To achieve these goals requires expertise from across the science and engineering disciplines. SAI focuses on how knowledge of human reasoning and decision making, governance, and social and cultural processes enables the building and maintenance of effective infrastructure that improves lives and society and builds on advances in technology and engineering.
The aim of this project is to create a new framework for energy infrastructure investment decisions in the US by integrating more “macro” system-level sustainability analysis with more “micro” distributional preferences of stakeholders to generate more realistic, multi-level decision-making models. Decisions around energy system infrastructure investments involve numerous decision-makers and constituencies, each of which has their own interpretations and priorities.
Different stakeholder objectives can conflict, and even may change over time as decision-makers learn more about the implications of their chosen investment decisions. Infrastructure investments otherwise beneficial can also lead to poor distributional outcomes if marginalized groups are excluded from the benefits.
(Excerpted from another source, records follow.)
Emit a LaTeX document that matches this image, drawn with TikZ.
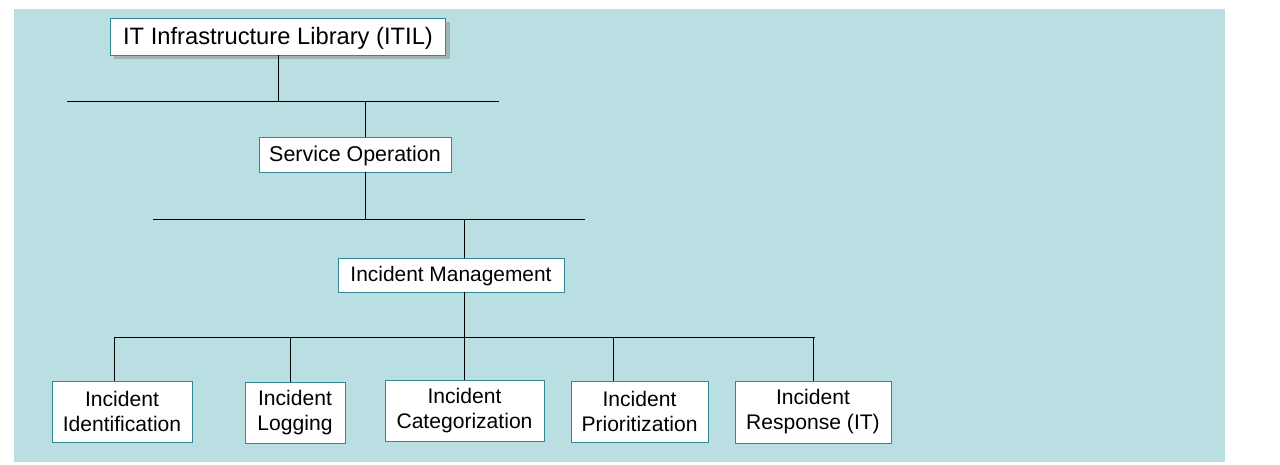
\documentclass[tikz,border=0pt]{standalone}
\usepackage{fontspec}
\setmainfont{Liberation Sans}
\usetikzlibrary{shadows}
\definecolor{itilbg}{RGB}{186,223,226}
\definecolor{itilline}{RGB}{52,136,150}
\tikzset{
  box/.style={draw=itilline, fill=white, line width=0.55pt, align=center, inner sep=0pt},
  topbox/.style={box, drop shadow={opacity=0.45, shadow xshift=2.5pt, shadow yshift=-2.5pt}},
  bus/.style={black, line width=0.55pt}
}
\begin{document}
\begin{tikzpicture}[x=0.02cm, y=-0.02cm]
    \useasboundingbox (0,0) rectangle (1280,464);
    \fill[itilbg] (14,9) rectangle (1225,462);
    % boxes
    \node[topbox, minimum width=6.72cm, minimum height=0.74cm, text depth=0.1em, font=\fontsize{13.5}{16}\selectfont] (itil) at (278,36.5) {IT Infrastructure Library (ITIL)};
    \node[box, minimum width=3.84cm, minimum height=0.70cm, text depth=0.1em, font=\fontsize{12.2}{15}\selectfont] (so) at (355,154.5) {Service Operation};
    \node[box, minimum width=4.52cm, minimum height=0.68cm, text depth=0.1em, font=\fontsize{11.9}{15}\selectfont] (im) at (451,275) {Incident Management};
    \node[box, minimum width=2.80cm, minimum height=1.22cm, font=\fontsize{12}{14.2}\selectfont] (iid) at (122,411.5) {Incident\\Identification};
    \node[box, minimum width=2.00cm, minimum height=1.22cm, font=\fontsize{12}{14.2}\selectfont] (ilog) at (295,412.5) {Incident\\Logging};
    \node[box, minimum width=3.18cm, minimum height=1.22cm, font=\fontsize{12}{14.2}\selectfont] (icat) at (464.5,410.5) {Incident\\Categorization};
    \node[box, minimum width=2.74cm, minimum height=1.22cm, font=\fontsize{12}{14.2}\selectfont] (ipri) at (639.5,411.5) {Incident\\Prioritization};
    \node[box, minimum width=3.12cm, minimum height=1.24cm, font=\fontsize{12}{14.2}\selectfont] (ires) at (813,412) {Incident\\Response (IT)};
    % bus lines
    \coordinate (busAl) at (67,101);
    \coordinate (busAr) at (499,101);
    \coordinate (busBl) at (153,219);
    \coordinate (busBr) at (585,219);
    \coordinate (busCl) at (115,337);
    \coordinate (busCr) at (815,337);
    \coordinate (jA) at (365,101);
    \coordinate (jB) at (464,219);
    \draw[bus] (busAl) -- (busAr);
    \draw[bus] (busBl) -- (busBr);
    \draw[bus] (busCl) -- (busCr);
    % connectors
    \draw[bus] (itil.south) -- (itil.south |- busAl);
    \draw[bus] (jA) -- (jA |- so.north);
    \draw[bus] (jA |- so.south) -- (jA |- busBl);
    \draw[bus] (jB) -- (jB |- im.north);
    \draw[bus] (jB |- im.south) -- (jB |- busCl);
    \foreach \n/\x in {iid/114, ilog/290, icat/464, ipri/613, ires/813}
        \draw[bus] (\x,337) -- (\x,337 |- \n.north);
\end{tikzpicture}
\end{document}
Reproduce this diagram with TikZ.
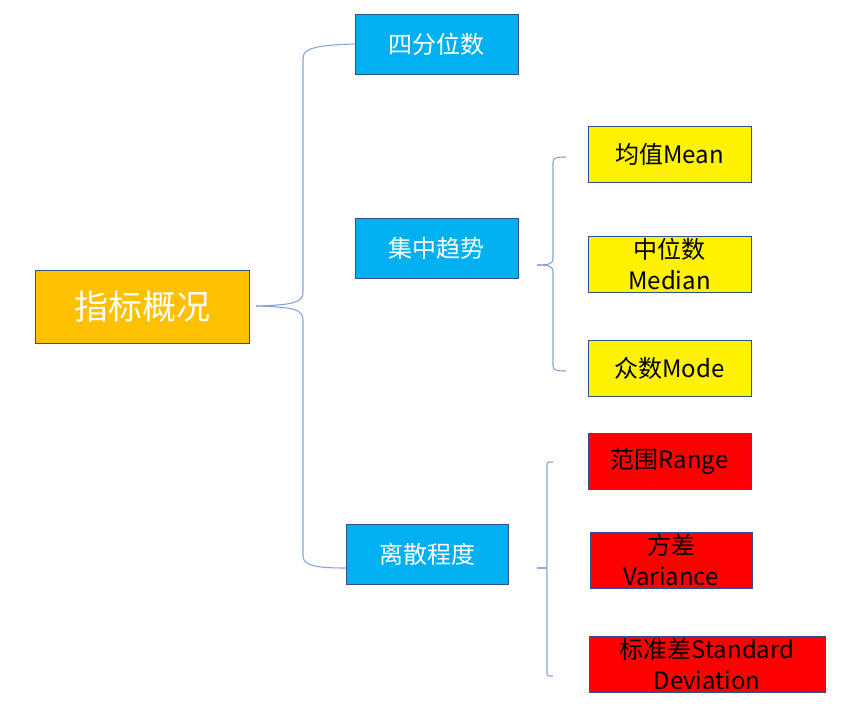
\documentclass[tikz,border=0pt]{standalone}
\usepackage{fontspec}
\setmainfont{Noto Sans CJK SC}
\usetikzlibrary{positioning}
\definecolor{rootfill}{HTML}{FFC000}
\definecolor{bluefill}{HTML}{00B0F0}
\definecolor{edgeblue}{HTML}{2F528F}
\definecolor{bracecol}{HTML}{86A4DA}

\begin{document}
\begin{tikzpicture}[x=1pt, y=-1pt,
	box/.style = {draw=edgeblue, line width=0.8pt, inner sep=0pt, align=center, minimum width=163pt, minimum height=56pt, font=\fontsize{24}{31}\selectfont},
	topic/.style = {box, fill=bluefill, text=white, minimum height=60pt},
	central/.style = {box, fill=yellow},
	spread/.style = {box, fill=red},
	brace/.style = {draw=bracecol, line width=1.1pt}]
		\useasboundingbox (0,0) rectangle (841,708);
		\node[box, fill=rootfill, text=white, minimum width=214pt, minimum height=73pt, font=\fontsize{34}{38}\selectfont] (overview) at (142,306.5) {指标概况};
		
		\node[topic] (quartile) at (436.5,44) {四分位数};
		\node[topic] (centre) at (436.5,248) {集中趋势};
		\node[topic, minimum width=162pt] (dispersion) at (427,554) {离散程度};
		
		\node[central] (mean) at (669.5,154) {均值Mean};
		\node[central] (median) at (669.5,264) {中位数\\Median};
		\node[central] (mode) at (669.5,368) {众数Mode};
		
		\node[spread] (range) at (669.5,461) {范围Range};
		\node[spread, minimum width=162pt] (variance) at (671,560) {方差\\Variance};
		\node[spread, minimum width=236pt] (stddev) at (707,664) {标准差Standard\\Deviation};
		
		% first brace
		\coordinate (tipA) at (256,306);
		\draw[brace] (tipA) .. controls (295,305) and (303,302) .. (303,292) -- (303,58) .. controls (303,48) and (318,45) .. (quartile.west);
		\draw[brace] (tipA) .. controls (295,307) and (303,310) .. (303,320) -- (303,556) .. controls (303,566) and (318,568) .. ([yshift=-14pt]dispersion.west);
		
		% second brace
		\coordinate (tipB) at (537,265);
		\coordinate (endB1) at (566,157);
		\coordinate (endB2) at (566,371);
		\draw[brace] (tipB) .. controls (548,265) and (553,264) .. (553,259) -- (553,162) .. controls (553,158) and (556,157) .. (endB1);
		\draw[brace] (tipB) .. controls (548,265) and (553,266) .. (553,271) -- (553,366) .. controls (553,370) and (556,371) .. (endB2);
		
		% third brace
		\coordinate (tipC) at (537,568);
		\coordinate (endC1) at (553,462);
		\coordinate (endC2) at (553,676);
		\draw[brace] (tipC) -- (544,568) .. controls (547,568) .. (547,565) -- (547,465) .. controls (547,462) .. (endC1);
		\draw[brace] (tipC) -- (544,568) .. controls (547,568) .. (547,571) -- (547,673) .. controls (547,676) .. (endC2);
\end{tikzpicture}
\end{document}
This project investigates priorities and perceptions around distributions of outcomes and opportunities, examines how they may change with education, incorporates them into an energy infrastructure optimization model, and evaluates preferences for this model.
This framework is created by coupling an energy system optimization model with stakeholder elicitations, allowing stakeholders to determine and update acceptable tradeoffs between the environment, cost, and distributional outcomes for energy transition investment in the US. First, distributional preferences are elicited from the future engineering workforce along with an evaluation of how education can affect these preferences.
Second, these preferences are integrated into an energy micro-grid investment decision model (Maximize Energy Access Model). Third, a survey is administered to the local community to elicit community preferences and these preferences are integrated into the optimization models. Throughout this process, the differences between engineering students and community members are examined.
This award reflects NSF's statutory mission and has been deemed worthy of support through evaluation using the Foundation's intellectual merit and broader impacts review criteria.